Sportscasting gigs are as varied as can be. In some positions, the broadcaster is given free reign. In others, he is closely monitored and controlled. I’ve worked on both ends of the spectrum and students would often ask me about what they should expect.
I called games for one minor league team for six seasons, and not once did any member of the front office ever confront me for something I said on the air. (Players, employees and fans sure did, but never did a person of real power try to cramp my style.)
I also broadcast for a Yankees AA affiliate, and the General Manager pulled me aside and tried to curtail my on-air speech the very first week of the season. I had told the listeners it was 37 degrees and painted the word picture of the intrepid fans bundled up for warmth in the brutal conditions. The G.M. felt my honesty would keep fans away from the park in April. He told me to cut it out. I argued that my listeners were much smarter than that and weren’t going to stay home based on something I said about what they can feel out their front door. I wasn’t a cheerleader, I was a journalist.
When I did play by play for Army basketball and hockey at West Point, I heard all the talk about how controlling and tightly-wound the Army brass was toward its public relations and broadcasting. However, they never curtailed me a bit, and I always appreciated the freedom to do my job.

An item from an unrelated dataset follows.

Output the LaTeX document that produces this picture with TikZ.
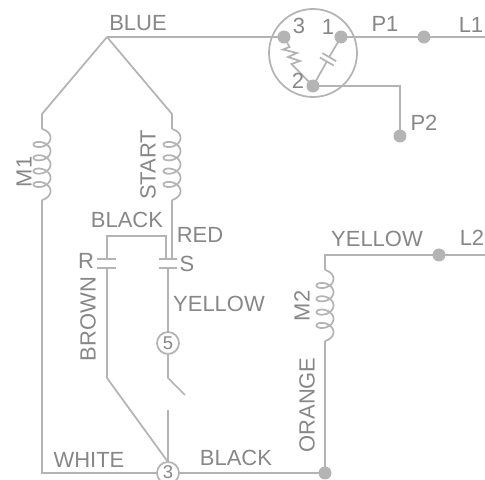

The point is, both situations exist. And to a degree it has to do with what medium or position you are working in. A talk-show host may have different constraints than a play-by-play man. I've know broadcasters that just let it fly every day and never hear a word of criticism, while others are nitpicked on every comment.
Ultimately, station management will be the key. You may have to work for some real pains in this industry, but eventually you can find the match that best suits your personality.
I wish you and our country a happy Fourth of July. I also ask - Are YOU an independent sportscaster?